**PROBLEM DETAILS**
Review the lines that follow and copy each one that contains the word "this".

BEGIN ENTRIES PROVIDED

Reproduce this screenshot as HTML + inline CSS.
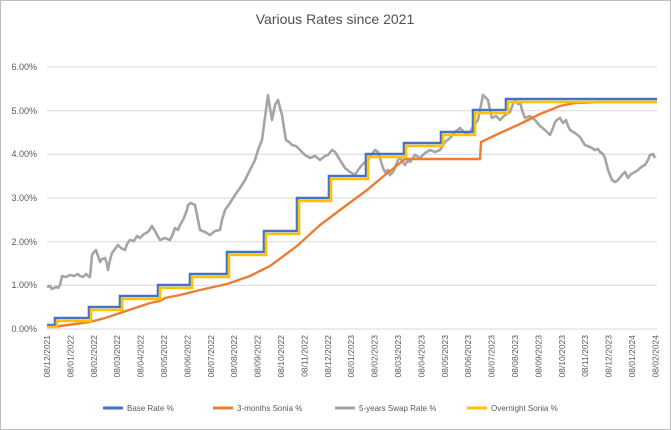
<!DOCTYPE html><html><head><style>body{margin:0;background:#fff}svg{display:block;font-family:"Liberation Sans",sans-serif}</style></head><body>
<svg width="671" height="430" viewBox="0 0 671 430">
<rect x="0.5" y="0.5" width="670" height="429" fill="#fff" stroke="#bfbfbf"/>
<text x="335" y="24" font-size="14" text-anchor="middle" fill="#505050">Various Rates since 2021</text>
<g stroke="#d9d9d9" stroke-width="1">
<line x1="47" x2="657" y1="67" y2="67"/><line x1="47" x2="657" y1="110.7" y2="110.7"/><line x1="47" x2="657" y1="154.3" y2="154.3"/><line x1="47" x2="657" y1="198" y2="198"/><line x1="47" x2="657" y1="241.7" y2="241.7"/><line x1="47" x2="657" y1="285.3" y2="285.3"/><line x1="47" x2="657" y1="329" y2="329"/>
</g>
<g font-size="9" fill="#595959" text-anchor="end">
<text x="37" y="70">6.00%</text><text x="37" y="114">5.00%</text><text x="37" y="157">4.00%</text><text x="37" y="201">3.00%</text><text x="37" y="245">2.00%</text><text x="37" y="288">1.00%</text><text x="37" y="332">0.00%</text>
</g>
<polyline fill="none" stroke="#a5a5a5" stroke-width="2.6" stroke-linejoin="round" points="47,287 50,286 52,289 54,288 56,287 58,288 60,285 62,276 66,277 70,275 74,276 78,274 80,276 83,277 86,274 88,276 90,277 92,255 94,252 96,250 98,256 100,262 102,259 105,258 107,264 108,270 110,260 112,253 115,249 118,245 121,248 125,250 127,244 130,240 134,241 137,236 140,238 144,234 148,232 150,229 152,226 155,231 157,235 160,240 165,238 170,240 172,236 175,228 178,230 180,225 183,220 185,215 187,210 188,205 191,203 195,205 197,215 200,230 205,232 210,235 215,231 220,230 222,220 225,210 230,203 235,195 240,188 245,180 250,170 255,160 258,150 262,140 264,125 266,110 268,95 270,108 272,120 275,105 278,100 280,108 282,115 284,128 286,140 289,142 292,145 296,146 300,150 305,155 310,158 315,156 320,160 325,156 328,155 332,150 335,152 340,160 345,168 350,172 355,175 358,170 362,165 365,162 368,160 371,155 375,150 378,152 380,158 383,168 385,172 388,170 390,175 393,172 395,168 398,160 400,158 403,162 405,165 408,160 410,162 415,155 420,158 425,153 430,150 435,152 440,150 445,142 450,138 455,132 460,128 465,133 470,132 474,125 478,120 481,105 483,95 486,98 488,100 490,110 492,118 496,116 500,120 505,115 510,112 513,104 515,100 518,104 520,102 522,110 525,118 530,116 535,120 540,126 545,130 548,133 550,135 553,128 555,122 558,119 560,118 563,123 566,120 568,126 570,130 575,133 580,137 583,142 585,145 590,147 595,150 598,149 600,152 603,154 605,158 608,170 612,180 615,182 618,180 622,175 625,172 627,176 628,178 631,174 635,172 638,170 640,168 643,166 645,165 648,160 650,155 653,154 655,158"/>
<polyline fill="none" stroke="#ed7d31" stroke-width="2.4" points="47,327 60,326 75,324 90,322 105,318 120,313 135,308 150,303 160,301 165,298 180,295 200,290 227,284 250,276 270,266 297,246 320,225 340,210 367,190 385,175 400,163 405,159 480,159 481,142 500,133 520,124 540,114 560,106 575,103 600,102 657,102"/>
<polyline fill="none" stroke="#4472c4" stroke-width="2.6" points="47,325 55,325 55,318 89,318 89,307 120,307 120,296 158,296 158,285 190,285 190,274 227,274 227,252 264,252 264,231 297,231 297,198 329,198 329,176 366,176 366,154 404,154 404,143 441,143 441,132 473,132 473,110 506,110 506,99 657,99"/>
<polyline fill="none" stroke="#ffc000" stroke-width="2.6" points="47,327 57,327 57,321 91,321 91,310 122,310 122,299 160,299 160,288 192,288 192,277 229,277 229,255 266,255 266,234 299,234 299,201 331,201 331,179 368,179 368,157 406,157 406,146 443,146 443,135 475,135 475,113 508,113 508,102 657,102"/>
<g font-size="8" fill="#595959">
<line x1="103" x2="123" y1="408" y2="408" stroke="#4472c4" stroke-width="3"/><text x="127" y="411">Base Rate %</text>
<line x1="213" x2="233" y1="408" y2="408" stroke="#ed7d31" stroke-width="3"/><text x="237" y="411">3-months Sonia %</text>
<line x1="335" x2="355" y1="408" y2="408" stroke="#a5a5a5" stroke-width="3"/><text x="359" y="411">5-years Swap Rate %</text>
<line x1="467" x2="487" y1="408" y2="408" stroke="#ffc000" stroke-width="3"/><text x="491" y="411">Overnight Sonia %</text>
</g>
<g font-size="8.5" fill="#595959" text-anchor="end">
<text transform="translate(50,335) rotate(-90)">08/12/2021</text>
<text transform="translate(73.4,335) rotate(-90)">08/01/2022</text>
<text transform="translate(96.8,335) rotate(-90)">08/02/2022</text>
<text transform="translate(120.2,335) rotate(-90)">08/03/2022</text>
<text transform="translate(143.6,335) rotate(-90)">08/04/2022</text>
<text transform="translate(167,335) rotate(-90)">08/05/2022</text>
<text transform="translate(190.4,335) rotate(-90)">08/06/2022</text>
<text transform="translate(213.8,335) rotate(-90)">08/07/2022</text>
<text transform="translate(237.2,335) rotate(-90)">08/08/2022</text>
<text transform="translate(260.6,335) rotate(-90)">08/09/2022</text>
<text transform="translate(284,335) rotate(-90)">08/10/2022</text>
<text transform="translate(307.4,335) rotate(-90)">08/11/2022</text>
<text transform="translate(330.8,335) rotate(-90)">08/12/2022</text>
<text transform="translate(354.2,335) rotate(-90)">08/01/2023</text>
<text transform="translate(377.6,335) rotate(-90)">08/02/2023</text>
<text transform="translate(401,335) rotate(-90)">08/03/2023</text>
<text transform="translate(424.4,335) rotate(-90)">08/04/2023</text>
<text transform="translate(447.8,335) rotate(-90)">08/05/2023</text>
<text transform="translate(471.2,335) rotate(-90)">08/06/2023</text>
<text transform="translate(494.6,335) rotate(-90)">08/07/2023</text>
<text transform="translate(518,335) rotate(-90)">08/08/2023</text>
<text transform="translate(541.4,335) rotate(-90)">08/09/2023</text>
<text transform="translate(564.8,335) rotate(-90)">08/10/2023</text>
<text transform="translate(588.2,335) rotate(-90)">08/11/2023</text>
<text transform="translate(611.6,335) rotate(-90)">08/12/2023</text>
<text transform="translate(635,335) rotate(-90)">08/01/2024</text>
<text transform="translate(658.4,335) rotate(-90)">08/02/2024</text>
</g>
</svg>
</body></html>
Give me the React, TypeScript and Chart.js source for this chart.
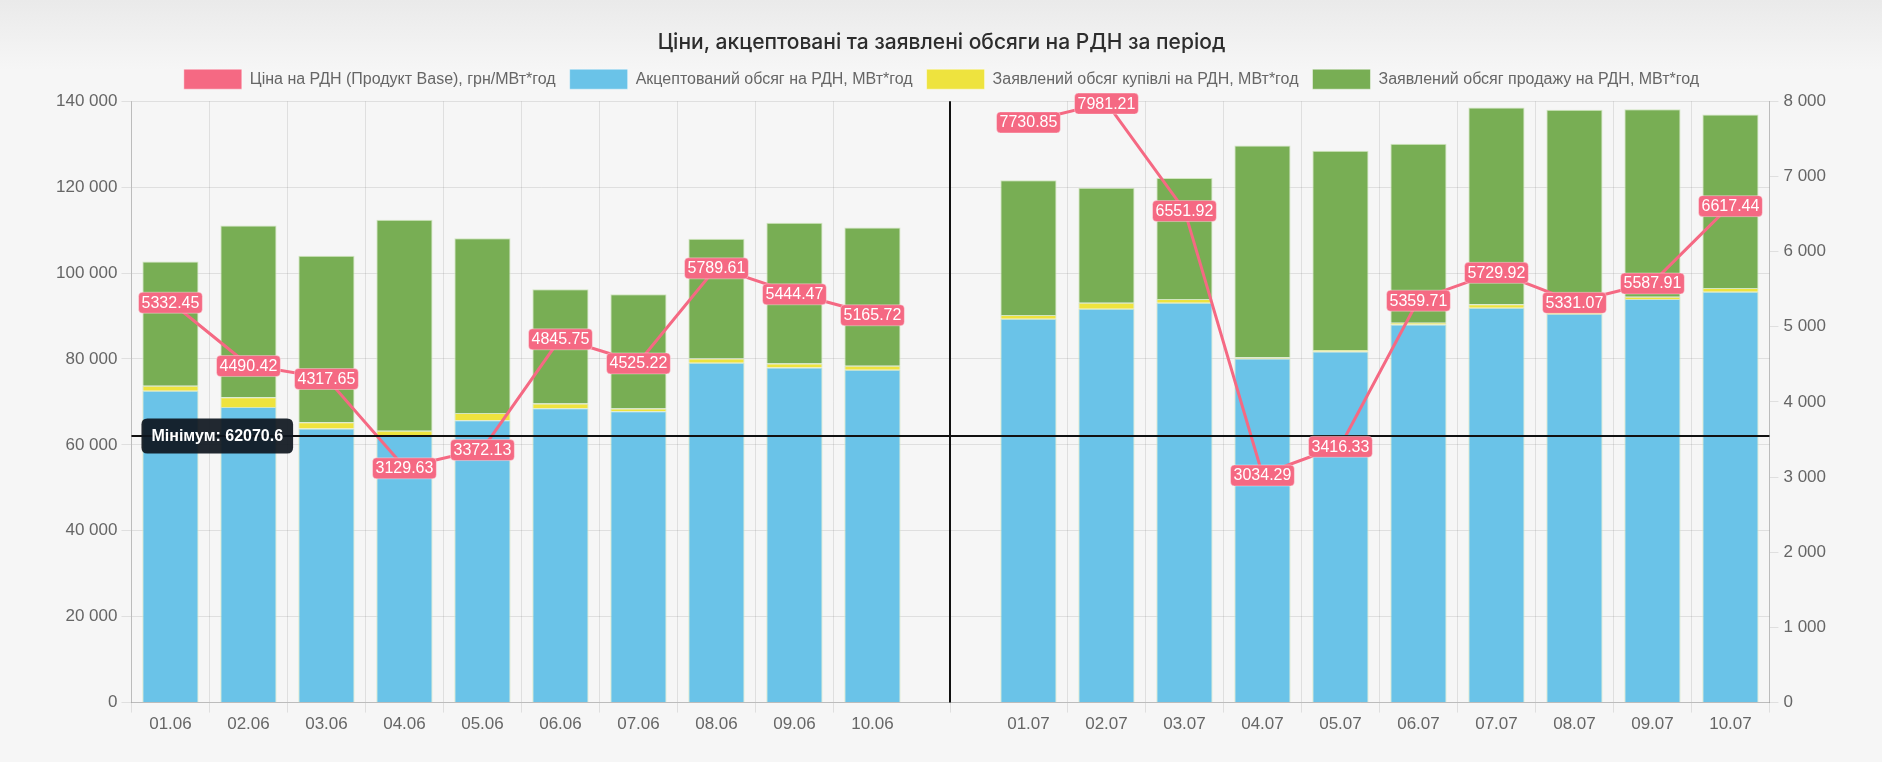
import React, { useEffect, useRef } from "react";
import { Chart, registerables } from "chart.js";

Chart.register(...registerables);

const labels = [
  "01.06", "02.06", "03.06", "04.06", "05.06", "06.06", "07.06", "08.06", "09.06", "10.06",
  "",
  "01.07", "02.07", "03.07", "04.07", "05.07", "06.07", "07.07", "08.07", "09.07", "10.07",
];

// ціна, грн/МВт*год (права вісь)
const price = [
  5332.45, 4490.42, 4317.65, 3129.63, 3372.13, 4845.75, 4525.22, 5789.61, 5444.47, 5165.72,
  null,
  7730.85, 7981.21, 6551.92, 3034.29, 3416.33, 5359.71, 5729.92, 5331.07, 5587.91, 6617.44,
];

// обсяги, МВт*год (ліва вісь, стек)
const accepted = [
  72570, 68830, 63780, 62070.6, 65720, 68520, 67820, 79100, 78010, 77470,
  null,
  89370, 91700, 93100, 80080, 81760, 88040, 91930, 90500, 93960, 95670,
];
const buyDeclared = [
  1170, 2230, 1490, 1240, 1710, 1090, 620, 1010, 930, 930,
  null,
  860, 1400, 860, 300, 300, 390, 780, 500, 540, 860,
];
const sellDeclared = [
  28930, 40000, 38730, 49090, 40670, 26590, 26600, 27850, 32750, 32200,
  null,
  31340, 26770, 28150, 49280, 46430, 41690, 45820, 46990, 43630, 40370,
];

const leftAxis = { min: 0, max: 140000, step: 20000 };
const rightAxis = { min: 0, max: 8000, step: 1000 };
const DIVIDER_INDEX = 10;

const PINK = "rgb(245,105,131)";
const BLUE = "rgb(106,195,232)";
const YELLOW = "rgb(238,227,62)";
const GREEN = "rgb(120,174,84)";
const GRID = "rgba(0,0,0,0.09)";
const FONT = "'Liberation Sans', Arial, sans-serif";

const fmt = (v: number | string) =>
  String(v).replace(/\B(?=(\d{3})+(?!\d))/g, " ");

const minAccepted = Math.min(...(accepted.filter((v) => v != null) as number[]));

function roundRect(ctx: CanvasRenderingContext2D, x: number, y: number, w: number, h: number, r: number) {
  ctx.beginPath();
  ctx.moveTo(x + r, y);
  ctx.lineTo(x + w - r, y);
  ctx.quadraticCurveTo(x + w, y, x + w, y + r);
  ctx.lineTo(x + w, y + h - r);
  ctx.quadraticCurveTo(x + w, y + h, x + w - r, y + h);
  ctx.lineTo(x + r, y + h);
  ctx.quadraticCurveTo(x, y + h, x, y + h - r);
  ctx.lineTo(x, y + r);
  ctx.quadraticCurveTo(x, y, x + r, y);
  ctx.closePath();
}

// a little more room under the legend
const legendSpacing = {
  id: "legendSpacing",
  beforeInit(chart: any) {
    const legend = chart.legend;
    if (!legend) return;
    const origFit = legend.fit;
    legend.fit = function () {
      origFit.call(this);
      this.height += 2;
    };
  },
};

// divider, minimum line and value labels
const overlayPlugin = {
  id: "overlay",
  afterDatasetsDraw(chart: any) {
    const { ctx, chartArea, scales } = chart;
    ctx.save();

    const dx = Math.round(scales.x.getPixelForValue(DIVIDER_INDEX));
    ctx.strokeStyle = GRID;
    ctx.lineWidth = 1;
    ctx.beginPath();
    ctx.moveTo(dx + 0.5, chartArea.bottom);
    ctx.lineTo(dx + 0.5, chartArea.bottom + 10);
    ctx.stroke();

    ctx.strokeStyle = "#111";
    ctx.lineWidth = 2;
    ctx.beginPath();
    ctx.moveTo(dx, chartArea.top);
    ctx.lineTo(dx, chartArea.bottom);
    ctx.stroke();

    const my = Math.round(scales.y.getPixelForValue(minAccepted));
    ctx.beginPath();
    ctx.moveTo(chartArea.left, my);
    ctx.lineTo(chartArea.right, my);
    ctx.stroke();

    // value labels on price line
    ctx.font = `16px ${FONT}`;
    ctx.textAlign = "center";
    ctx.textBaseline = "middle";
    const meta = chart.getDatasetMeta(0);
    meta.data.forEach((pt: any, i: number) => {
      const v = price[i];
      if (v == null) return;
      const text = v.toFixed(2);
      const tw = ctx.measureText(text).width;
      const w = tw + 6;
      const h = 21;
      roundRect(ctx, pt.x - w / 2, pt.y - h / 2 + 1, w, h, 4);
      ctx.fillStyle = PINK;
      ctx.fill();
      ctx.strokeStyle = "rgba(255,255,255,0.35)";
      ctx.lineWidth = 1;
      ctx.stroke();
      ctx.fillStyle = "#fff";
      ctx.fillText(text, pt.x, pt.y + 1.5);
    });

    // minimum label
    const label = `Мінімум: ${minAccepted}`;
    ctx.font = `bold 16px ${FONT}`;
    const lw = ctx.measureText(label).width + 20;
    const lh = 35;
    roundRect(ctx, chartArea.left + 10, my - lh / 2, lw, lh, 6);
    ctx.fillStyle = "rgba(14,22,30,0.92)";
    ctx.fill();
    ctx.fillStyle = "#fff";
    ctx.textAlign = "left";
    ctx.fillText(label, chartArea.left + 20, my + 1);

    ctx.restore();
  },
};

const App: React.FC = () => {
  const chartRef = useRef<HTMLCanvasElement>(null);
  const chartInstance = useRef<Chart | null>(null);

  useEffect(() => {
    document.body.style.margin = "0";
    document.body.style.background = "#f6f6f6";
    if (!chartRef.current) return;
    if (chartInstance.current) chartInstance.current.destroy();

    const barCommon = {
      type: "bar" as const,
      yAxisID: "y",
      borderWidth: 1,
      borderColor: "rgba(205,228,185,0.9)",
    };

    chartInstance.current = new Chart(chartRef.current, {
      type: "bar",
      data: {
        labels,
        datasets: [
          {
            type: "line",
            label: "Ціна на РДН (Продукт Base), грн/МВт*год",
            data: price,
            yAxisID: "y1",
            borderColor: PINK,
            backgroundColor: PINK,
            borderWidth: 3,
            pointRadius: 0,
            tension: 0,
            spanGaps: false,
          } as any,
          { ...barCommon, label: "Акцептований обсяг на РДН, МВт*год", data: accepted, backgroundColor: BLUE },
          { ...barCommon, label: "Заявлений обсяг купівлі на РДН, МВт*год", data: buyDeclared, backgroundColor: YELLOW },
          { ...barCommon, label: "Заявлений обсяг продажу на РДН, МВт*год", data: sellDeclared, backgroundColor: GREEN },
        ],
      },
      options: {
        responsive: true,
        maintainAspectRatio: false,
        animation: false,
        events: [],
        layout: { padding: { top: 18, left: 52, right: 51, bottom: 25 } },
        plugins: {
          title: {
            display: true,
            text: "Ціни, акцептовані та заявлені обсяги на РДН за період",
            color: "#2d2d2d",
            font: { family: "Inter, 'Noto Sans', sans-serif", size: 21, weight: 500 },
            padding: { top: 12, bottom: 0 },
          },
          legend: {
            position: "top",
            labels: {
              boxWidth: 58,
              boxHeight: 20,
              padding: 14,
              color: "#666",
              font: { family: FONT, size: 16 },
              generateLabels: (chart: any) =>
                Chart.defaults.plugins.legend.labels.generateLabels(chart).map((l: any) => ({
                  ...l,
                  lineWidth: 1,
                  strokeStyle: "rgba(255,255,255,0.45)",
                })),
            },
          },
          tooltip: { enabled: false },
        },
        scales: {
          x: {
            stacked: true,
            grid: {
              color: (c: any) =>
                c.index === DIVIDER_INDEX || c.index === DIVIDER_INDEX + 1 ? "rgba(0,0,0,0)" : GRID,
              tickLength: 10,
            },
            border: { color: "rgba(0,0,0,0.16)" },
            ticks: { color: "#666", font: { family: FONT, size: 17 }, padding: 2, maxRotation: 0, autoSkip: false },
          },
          y: {
            stacked: true,
            position: "left",
            min: leftAxis.min,
            max: leftAxis.max,
            grid: { color: GRID, tickLength: 10 },
            border: { color: "rgba(0,0,0,0.16)" },
            ticks: {
              stepSize: leftAxis.step,
              color: "#666",
              font: { family: FONT, size: 17 },
              padding: 4,
              callback: (v: any) => fmt(v),
            },
          },
          y1: {
            position: "right",
            min: rightAxis.min,
            max: rightAxis.max,
            grid: { drawOnChartArea: false, color: GRID, tickLength: 9 },
            border: { color: "rgba(0,0,0,0.16)" },
            ticks: {
              stepSize: rightAxis.step,
              color: "#666",
              font: { family: FONT, size: 17 },
              padding: 5,
              callback: (v: any) => fmt(v),
            },
          },
        },
      },
      plugins: [legendSpacing, overlayPlugin],
    });

    return () => {
      if (chartInstance.current) {
        chartInstance.current.destroy();
        chartInstance.current = null;
      }
    };
  }, []);

  return (
    <div
      style={{
        position: "relative",
        width: 1882,
        height: 762,
        background: "linear-gradient(to bottom, #eaeaea 0px, #f6f6f6 70px)",
      }}
    >
      <canvas ref={chartRef}></canvas>
    </div>
  );
};

export default App;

END ENTRIES PROVIDED

**CORRECT RESPONSE**
Reproduce this screenshot as HTML + inline CSS.
Give me the React, TypeScript and Chart.js source for this chart.
      origFit.call(this);
      this.height += 2;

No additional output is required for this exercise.